*Given problem:* Every line from the one holding "Recreate this image" through the one holding "import * as echarts from 'echarts';" should be returned exactly, both included; the pictures should not.

-- Begin Data listing --

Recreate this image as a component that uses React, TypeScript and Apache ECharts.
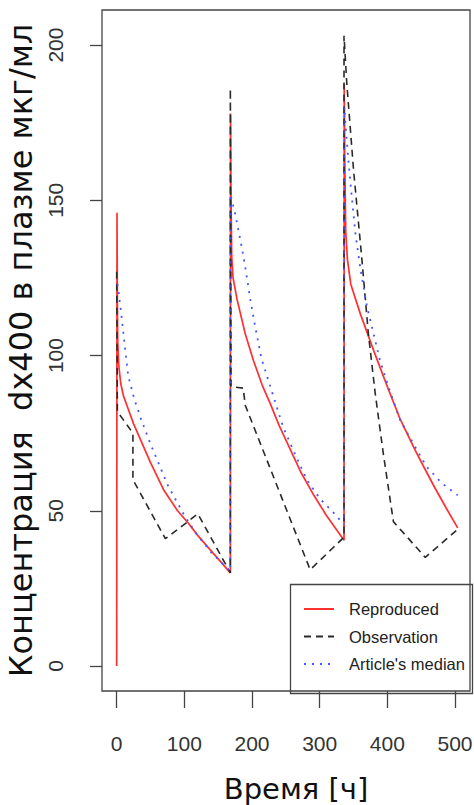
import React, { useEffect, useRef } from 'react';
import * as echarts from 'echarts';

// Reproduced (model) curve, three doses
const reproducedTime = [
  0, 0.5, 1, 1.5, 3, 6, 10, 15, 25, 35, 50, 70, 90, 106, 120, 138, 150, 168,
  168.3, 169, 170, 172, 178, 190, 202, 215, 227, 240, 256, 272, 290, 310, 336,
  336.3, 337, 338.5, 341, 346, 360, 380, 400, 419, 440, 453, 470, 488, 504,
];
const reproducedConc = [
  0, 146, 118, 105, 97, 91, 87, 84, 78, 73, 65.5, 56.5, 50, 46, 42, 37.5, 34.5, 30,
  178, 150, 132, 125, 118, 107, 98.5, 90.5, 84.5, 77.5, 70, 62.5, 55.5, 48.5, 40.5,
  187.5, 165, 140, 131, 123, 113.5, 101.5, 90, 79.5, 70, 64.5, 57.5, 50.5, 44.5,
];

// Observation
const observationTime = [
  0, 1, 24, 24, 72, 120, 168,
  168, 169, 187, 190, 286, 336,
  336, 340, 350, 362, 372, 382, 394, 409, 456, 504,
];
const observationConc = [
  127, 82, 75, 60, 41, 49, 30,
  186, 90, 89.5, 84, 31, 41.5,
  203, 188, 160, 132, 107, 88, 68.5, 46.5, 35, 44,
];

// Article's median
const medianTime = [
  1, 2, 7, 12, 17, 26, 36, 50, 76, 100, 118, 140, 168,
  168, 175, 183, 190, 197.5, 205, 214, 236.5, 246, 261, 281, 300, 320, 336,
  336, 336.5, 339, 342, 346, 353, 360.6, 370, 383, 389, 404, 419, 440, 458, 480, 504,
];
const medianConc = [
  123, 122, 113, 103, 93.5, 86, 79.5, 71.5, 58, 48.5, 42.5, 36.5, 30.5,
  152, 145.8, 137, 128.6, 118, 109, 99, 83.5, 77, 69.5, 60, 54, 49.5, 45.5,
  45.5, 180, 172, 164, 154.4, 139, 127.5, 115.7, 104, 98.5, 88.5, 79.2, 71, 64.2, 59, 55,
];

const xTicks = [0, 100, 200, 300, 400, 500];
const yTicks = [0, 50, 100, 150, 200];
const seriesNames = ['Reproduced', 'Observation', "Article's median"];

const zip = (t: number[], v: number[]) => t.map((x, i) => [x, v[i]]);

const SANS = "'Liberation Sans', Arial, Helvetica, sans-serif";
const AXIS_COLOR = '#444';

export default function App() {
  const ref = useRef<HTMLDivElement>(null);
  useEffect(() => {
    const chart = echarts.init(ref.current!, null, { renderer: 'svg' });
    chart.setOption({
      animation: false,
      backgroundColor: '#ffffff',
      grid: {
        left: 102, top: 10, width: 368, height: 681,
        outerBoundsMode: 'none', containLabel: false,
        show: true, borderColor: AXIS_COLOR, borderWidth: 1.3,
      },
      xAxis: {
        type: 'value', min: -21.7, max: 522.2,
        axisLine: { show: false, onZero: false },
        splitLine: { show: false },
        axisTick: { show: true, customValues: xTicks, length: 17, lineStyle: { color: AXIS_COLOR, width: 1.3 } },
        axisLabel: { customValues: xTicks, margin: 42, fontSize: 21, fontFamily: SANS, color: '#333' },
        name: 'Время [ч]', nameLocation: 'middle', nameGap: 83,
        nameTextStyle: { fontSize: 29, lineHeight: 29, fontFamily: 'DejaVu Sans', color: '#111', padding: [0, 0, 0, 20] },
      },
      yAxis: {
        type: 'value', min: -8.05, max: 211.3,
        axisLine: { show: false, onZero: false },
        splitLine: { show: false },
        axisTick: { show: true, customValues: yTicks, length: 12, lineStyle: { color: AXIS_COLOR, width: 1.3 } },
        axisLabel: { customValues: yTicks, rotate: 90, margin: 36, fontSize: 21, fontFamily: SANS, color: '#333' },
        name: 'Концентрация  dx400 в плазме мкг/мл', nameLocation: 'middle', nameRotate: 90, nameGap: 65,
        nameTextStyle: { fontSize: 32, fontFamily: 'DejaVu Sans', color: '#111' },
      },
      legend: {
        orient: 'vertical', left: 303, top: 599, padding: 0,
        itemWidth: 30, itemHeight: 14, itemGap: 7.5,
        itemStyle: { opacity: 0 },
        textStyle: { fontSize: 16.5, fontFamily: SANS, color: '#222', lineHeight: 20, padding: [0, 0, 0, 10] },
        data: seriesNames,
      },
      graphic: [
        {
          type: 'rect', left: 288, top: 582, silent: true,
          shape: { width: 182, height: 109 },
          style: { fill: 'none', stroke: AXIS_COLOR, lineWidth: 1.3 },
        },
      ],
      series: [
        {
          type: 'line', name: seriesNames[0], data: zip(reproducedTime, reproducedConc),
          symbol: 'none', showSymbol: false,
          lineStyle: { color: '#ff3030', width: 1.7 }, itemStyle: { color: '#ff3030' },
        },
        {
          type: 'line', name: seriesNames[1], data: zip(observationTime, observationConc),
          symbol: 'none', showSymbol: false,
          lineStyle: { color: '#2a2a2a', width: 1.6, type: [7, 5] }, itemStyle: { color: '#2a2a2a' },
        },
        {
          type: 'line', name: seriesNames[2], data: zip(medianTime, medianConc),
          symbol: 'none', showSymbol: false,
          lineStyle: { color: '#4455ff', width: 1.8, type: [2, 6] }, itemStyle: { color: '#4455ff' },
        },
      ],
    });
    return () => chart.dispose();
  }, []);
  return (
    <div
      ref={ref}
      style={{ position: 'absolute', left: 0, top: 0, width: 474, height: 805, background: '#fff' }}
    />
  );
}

-- End Data listing --
-- Begin Data listing --

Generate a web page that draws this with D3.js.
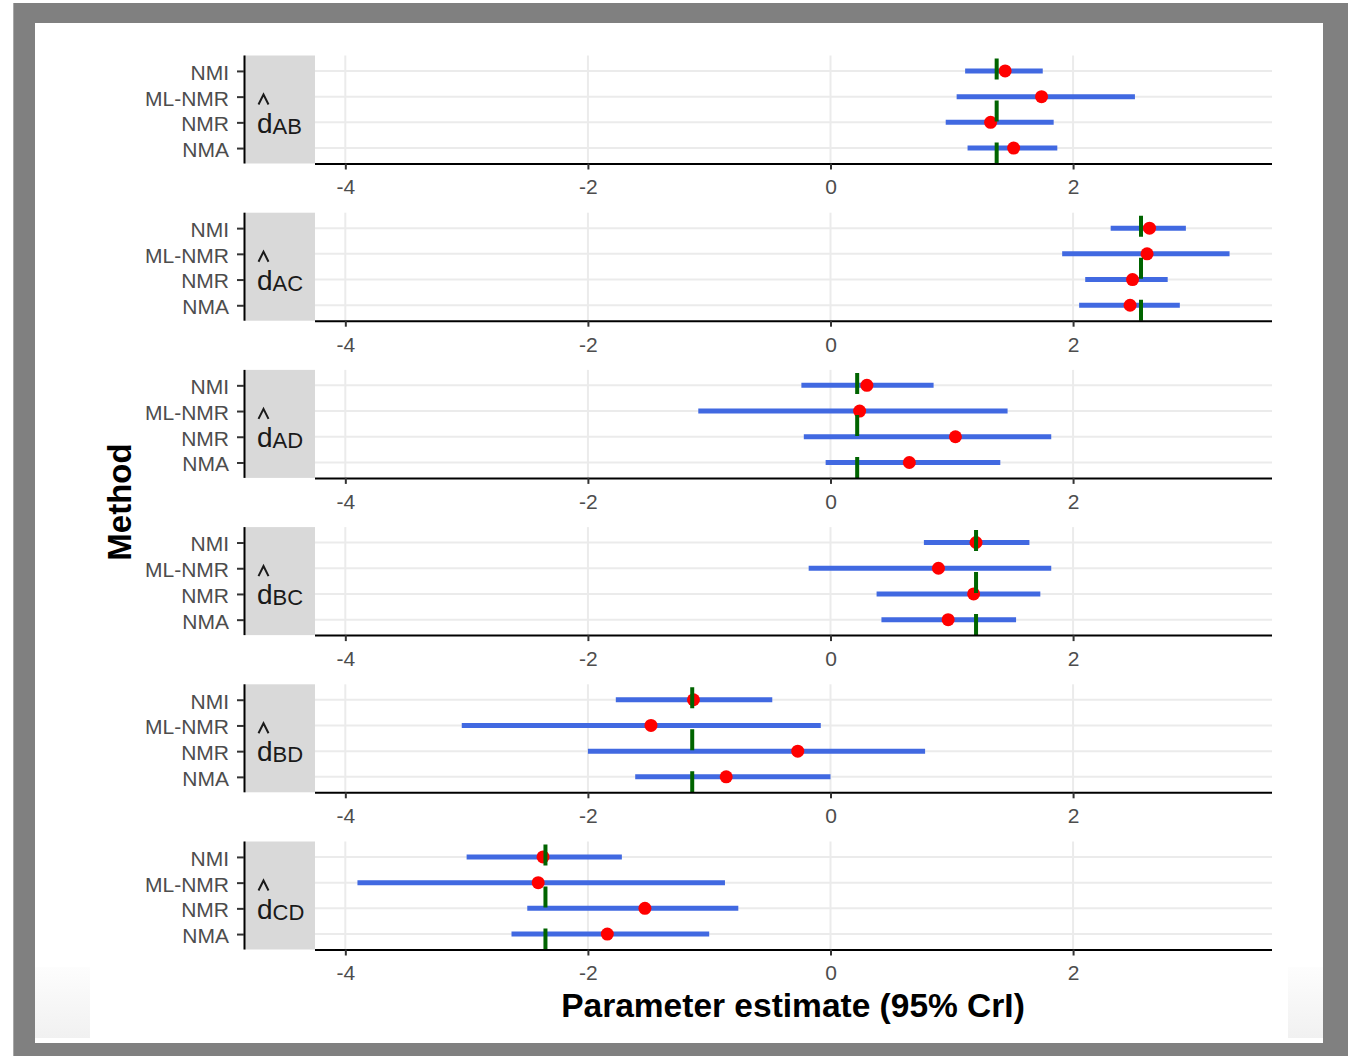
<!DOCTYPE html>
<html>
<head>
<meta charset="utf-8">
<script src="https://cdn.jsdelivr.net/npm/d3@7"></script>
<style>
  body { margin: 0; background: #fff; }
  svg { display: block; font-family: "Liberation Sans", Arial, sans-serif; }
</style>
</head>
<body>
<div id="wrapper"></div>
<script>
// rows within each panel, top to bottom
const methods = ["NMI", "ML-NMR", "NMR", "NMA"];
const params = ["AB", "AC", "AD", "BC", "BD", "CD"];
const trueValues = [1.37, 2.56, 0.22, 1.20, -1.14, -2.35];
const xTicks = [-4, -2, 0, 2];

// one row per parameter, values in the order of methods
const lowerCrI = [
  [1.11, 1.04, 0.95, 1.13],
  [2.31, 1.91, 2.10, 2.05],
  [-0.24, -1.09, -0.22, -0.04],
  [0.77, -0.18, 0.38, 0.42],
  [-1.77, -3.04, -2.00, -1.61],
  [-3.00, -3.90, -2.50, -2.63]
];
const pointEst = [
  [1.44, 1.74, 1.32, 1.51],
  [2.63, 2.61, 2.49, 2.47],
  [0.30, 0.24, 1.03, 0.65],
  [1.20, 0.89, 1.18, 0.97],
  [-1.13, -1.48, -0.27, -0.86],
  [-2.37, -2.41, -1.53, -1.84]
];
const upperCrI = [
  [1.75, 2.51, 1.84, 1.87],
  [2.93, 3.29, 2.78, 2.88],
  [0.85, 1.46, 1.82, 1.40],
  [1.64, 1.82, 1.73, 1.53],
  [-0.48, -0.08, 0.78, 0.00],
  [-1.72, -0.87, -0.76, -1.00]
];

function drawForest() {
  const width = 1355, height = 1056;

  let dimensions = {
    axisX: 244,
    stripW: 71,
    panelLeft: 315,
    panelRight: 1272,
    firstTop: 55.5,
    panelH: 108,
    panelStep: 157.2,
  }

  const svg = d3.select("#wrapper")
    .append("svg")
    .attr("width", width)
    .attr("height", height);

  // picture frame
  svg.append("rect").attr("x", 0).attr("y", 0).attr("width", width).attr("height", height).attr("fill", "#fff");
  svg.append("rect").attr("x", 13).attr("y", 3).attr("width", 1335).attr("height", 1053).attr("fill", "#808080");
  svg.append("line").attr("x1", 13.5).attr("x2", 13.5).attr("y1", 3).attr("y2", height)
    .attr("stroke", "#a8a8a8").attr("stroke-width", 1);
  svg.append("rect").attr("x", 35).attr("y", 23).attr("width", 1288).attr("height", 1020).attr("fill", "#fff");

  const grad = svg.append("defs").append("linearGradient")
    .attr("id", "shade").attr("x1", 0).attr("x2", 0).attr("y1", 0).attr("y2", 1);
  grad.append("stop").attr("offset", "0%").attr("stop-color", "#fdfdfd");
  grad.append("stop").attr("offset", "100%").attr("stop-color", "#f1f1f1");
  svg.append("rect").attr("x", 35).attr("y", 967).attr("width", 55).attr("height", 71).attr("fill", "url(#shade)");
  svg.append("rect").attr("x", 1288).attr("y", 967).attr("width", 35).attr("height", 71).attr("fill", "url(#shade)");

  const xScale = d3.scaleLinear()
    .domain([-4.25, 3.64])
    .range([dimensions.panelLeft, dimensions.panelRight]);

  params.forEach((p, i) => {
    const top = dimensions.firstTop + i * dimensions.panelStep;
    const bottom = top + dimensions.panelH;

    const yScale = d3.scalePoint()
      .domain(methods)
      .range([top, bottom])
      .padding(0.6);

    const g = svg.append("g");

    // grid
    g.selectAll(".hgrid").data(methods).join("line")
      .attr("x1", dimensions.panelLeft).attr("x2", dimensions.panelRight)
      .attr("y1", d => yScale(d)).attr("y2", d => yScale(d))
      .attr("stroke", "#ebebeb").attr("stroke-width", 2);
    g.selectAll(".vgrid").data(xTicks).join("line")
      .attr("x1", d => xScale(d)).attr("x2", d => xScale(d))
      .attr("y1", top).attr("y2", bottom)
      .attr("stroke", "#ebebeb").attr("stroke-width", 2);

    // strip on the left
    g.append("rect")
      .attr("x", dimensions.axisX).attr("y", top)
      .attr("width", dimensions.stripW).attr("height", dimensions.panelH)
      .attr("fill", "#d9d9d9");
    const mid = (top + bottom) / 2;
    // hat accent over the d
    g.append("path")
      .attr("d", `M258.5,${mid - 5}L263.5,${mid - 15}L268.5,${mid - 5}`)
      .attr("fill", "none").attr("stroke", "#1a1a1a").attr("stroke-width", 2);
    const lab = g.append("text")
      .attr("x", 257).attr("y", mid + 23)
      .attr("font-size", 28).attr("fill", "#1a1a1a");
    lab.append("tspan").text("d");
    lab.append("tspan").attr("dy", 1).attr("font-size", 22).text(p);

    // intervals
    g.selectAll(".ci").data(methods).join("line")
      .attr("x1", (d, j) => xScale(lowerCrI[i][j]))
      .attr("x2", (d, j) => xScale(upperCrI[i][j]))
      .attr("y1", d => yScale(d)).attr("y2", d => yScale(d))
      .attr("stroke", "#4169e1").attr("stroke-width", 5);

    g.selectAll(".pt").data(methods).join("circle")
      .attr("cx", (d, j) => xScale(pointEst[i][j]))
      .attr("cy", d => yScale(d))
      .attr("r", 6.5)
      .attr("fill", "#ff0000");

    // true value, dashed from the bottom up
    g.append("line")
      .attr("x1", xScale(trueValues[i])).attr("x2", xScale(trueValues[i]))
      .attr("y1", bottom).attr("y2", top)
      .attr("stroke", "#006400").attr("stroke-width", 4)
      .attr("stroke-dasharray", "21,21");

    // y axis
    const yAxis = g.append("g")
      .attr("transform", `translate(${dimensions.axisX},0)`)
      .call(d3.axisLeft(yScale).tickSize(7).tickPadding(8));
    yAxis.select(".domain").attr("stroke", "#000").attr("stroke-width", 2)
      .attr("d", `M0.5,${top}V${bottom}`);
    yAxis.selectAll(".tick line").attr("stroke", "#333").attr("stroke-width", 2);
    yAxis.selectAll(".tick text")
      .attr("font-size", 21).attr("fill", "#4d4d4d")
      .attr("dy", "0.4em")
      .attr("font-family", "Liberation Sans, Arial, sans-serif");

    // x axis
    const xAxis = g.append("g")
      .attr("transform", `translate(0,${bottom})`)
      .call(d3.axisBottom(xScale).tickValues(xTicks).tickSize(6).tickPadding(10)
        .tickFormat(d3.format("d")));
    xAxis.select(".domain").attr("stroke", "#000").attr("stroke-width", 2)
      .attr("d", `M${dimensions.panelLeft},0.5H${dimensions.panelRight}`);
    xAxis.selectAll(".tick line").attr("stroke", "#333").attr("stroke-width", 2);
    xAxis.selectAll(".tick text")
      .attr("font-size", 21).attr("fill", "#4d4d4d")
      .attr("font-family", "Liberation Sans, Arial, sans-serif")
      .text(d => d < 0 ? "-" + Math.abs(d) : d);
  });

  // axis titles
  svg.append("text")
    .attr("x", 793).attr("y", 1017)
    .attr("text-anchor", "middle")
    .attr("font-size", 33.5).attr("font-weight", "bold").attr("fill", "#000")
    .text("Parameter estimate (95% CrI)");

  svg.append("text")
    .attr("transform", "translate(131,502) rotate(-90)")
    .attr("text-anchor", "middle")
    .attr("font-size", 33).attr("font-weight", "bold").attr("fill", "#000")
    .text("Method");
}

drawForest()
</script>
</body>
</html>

-- End Data listing --
-- Begin Data listing --

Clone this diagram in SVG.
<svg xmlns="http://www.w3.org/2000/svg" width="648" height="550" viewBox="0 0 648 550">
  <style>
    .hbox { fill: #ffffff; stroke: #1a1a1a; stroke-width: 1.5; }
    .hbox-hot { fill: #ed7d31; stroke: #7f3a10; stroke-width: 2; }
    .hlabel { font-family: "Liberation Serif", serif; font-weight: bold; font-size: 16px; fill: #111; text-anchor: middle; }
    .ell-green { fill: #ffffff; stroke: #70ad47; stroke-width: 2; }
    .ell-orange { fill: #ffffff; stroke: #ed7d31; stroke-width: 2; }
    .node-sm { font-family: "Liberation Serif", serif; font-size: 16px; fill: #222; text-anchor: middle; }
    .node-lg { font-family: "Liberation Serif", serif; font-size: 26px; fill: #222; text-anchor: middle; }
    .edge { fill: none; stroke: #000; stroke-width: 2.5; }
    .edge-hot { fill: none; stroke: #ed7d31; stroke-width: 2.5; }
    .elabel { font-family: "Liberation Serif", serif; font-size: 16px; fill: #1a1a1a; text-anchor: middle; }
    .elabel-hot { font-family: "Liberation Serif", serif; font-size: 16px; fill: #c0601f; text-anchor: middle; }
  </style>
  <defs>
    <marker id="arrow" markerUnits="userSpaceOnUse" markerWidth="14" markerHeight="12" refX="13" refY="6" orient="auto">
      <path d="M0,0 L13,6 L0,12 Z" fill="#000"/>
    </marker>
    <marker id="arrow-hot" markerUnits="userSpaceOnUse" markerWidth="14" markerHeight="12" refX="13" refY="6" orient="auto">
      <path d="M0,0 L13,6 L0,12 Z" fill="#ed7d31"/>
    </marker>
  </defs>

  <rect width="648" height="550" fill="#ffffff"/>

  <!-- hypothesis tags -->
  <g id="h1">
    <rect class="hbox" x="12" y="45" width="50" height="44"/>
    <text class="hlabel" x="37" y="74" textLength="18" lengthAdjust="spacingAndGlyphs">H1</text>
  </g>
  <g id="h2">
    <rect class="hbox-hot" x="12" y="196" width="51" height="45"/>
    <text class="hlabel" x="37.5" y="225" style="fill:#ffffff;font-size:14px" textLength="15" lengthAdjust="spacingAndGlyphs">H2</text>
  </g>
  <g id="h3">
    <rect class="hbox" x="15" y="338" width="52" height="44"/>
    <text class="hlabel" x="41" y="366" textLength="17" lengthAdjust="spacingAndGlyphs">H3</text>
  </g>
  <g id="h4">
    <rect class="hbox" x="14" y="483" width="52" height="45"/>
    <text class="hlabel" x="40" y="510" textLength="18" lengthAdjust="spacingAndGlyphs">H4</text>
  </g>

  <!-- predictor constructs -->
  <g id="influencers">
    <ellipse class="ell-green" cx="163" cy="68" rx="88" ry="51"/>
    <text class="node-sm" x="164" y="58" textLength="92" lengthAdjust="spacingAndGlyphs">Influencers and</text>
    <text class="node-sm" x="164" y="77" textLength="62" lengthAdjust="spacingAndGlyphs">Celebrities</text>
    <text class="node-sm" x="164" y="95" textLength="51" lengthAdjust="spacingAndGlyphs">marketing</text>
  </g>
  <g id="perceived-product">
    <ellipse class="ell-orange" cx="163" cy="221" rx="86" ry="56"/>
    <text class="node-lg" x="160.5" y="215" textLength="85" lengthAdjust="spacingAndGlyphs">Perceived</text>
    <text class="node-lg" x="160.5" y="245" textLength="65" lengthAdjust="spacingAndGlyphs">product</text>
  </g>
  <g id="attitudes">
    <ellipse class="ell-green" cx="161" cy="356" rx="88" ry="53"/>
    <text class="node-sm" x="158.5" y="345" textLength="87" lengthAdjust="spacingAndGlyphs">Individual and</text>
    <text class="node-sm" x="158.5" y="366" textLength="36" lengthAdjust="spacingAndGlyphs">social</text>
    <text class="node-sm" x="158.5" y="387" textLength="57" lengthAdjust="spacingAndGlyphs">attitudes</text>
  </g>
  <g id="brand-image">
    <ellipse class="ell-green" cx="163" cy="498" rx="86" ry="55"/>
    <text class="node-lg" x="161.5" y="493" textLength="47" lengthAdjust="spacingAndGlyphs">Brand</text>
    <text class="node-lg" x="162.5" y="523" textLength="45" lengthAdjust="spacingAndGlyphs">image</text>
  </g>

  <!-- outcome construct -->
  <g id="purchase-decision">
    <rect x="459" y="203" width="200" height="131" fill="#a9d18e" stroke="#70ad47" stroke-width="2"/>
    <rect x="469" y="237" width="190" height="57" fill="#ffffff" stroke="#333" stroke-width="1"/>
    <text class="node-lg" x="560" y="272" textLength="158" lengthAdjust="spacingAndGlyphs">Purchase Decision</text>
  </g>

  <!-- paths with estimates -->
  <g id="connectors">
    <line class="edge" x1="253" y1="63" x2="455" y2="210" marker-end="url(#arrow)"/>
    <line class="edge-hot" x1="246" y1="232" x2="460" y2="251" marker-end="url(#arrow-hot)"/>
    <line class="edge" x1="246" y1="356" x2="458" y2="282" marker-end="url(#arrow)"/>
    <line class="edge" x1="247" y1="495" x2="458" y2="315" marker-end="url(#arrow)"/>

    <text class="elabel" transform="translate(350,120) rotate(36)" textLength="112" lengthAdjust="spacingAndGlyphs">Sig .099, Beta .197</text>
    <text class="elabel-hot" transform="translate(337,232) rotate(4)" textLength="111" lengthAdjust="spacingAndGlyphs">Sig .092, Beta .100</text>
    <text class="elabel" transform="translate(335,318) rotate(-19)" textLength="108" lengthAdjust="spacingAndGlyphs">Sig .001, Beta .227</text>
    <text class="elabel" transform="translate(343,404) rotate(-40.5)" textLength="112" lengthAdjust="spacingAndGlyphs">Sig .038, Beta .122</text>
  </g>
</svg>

-- End Data listing --

*Answer for the task:*
Recreate this image as a component that uses React, TypeScript and Apache ECharts.
import React, { useEffect, useRef } from 'react';
import * as echarts from 'echarts';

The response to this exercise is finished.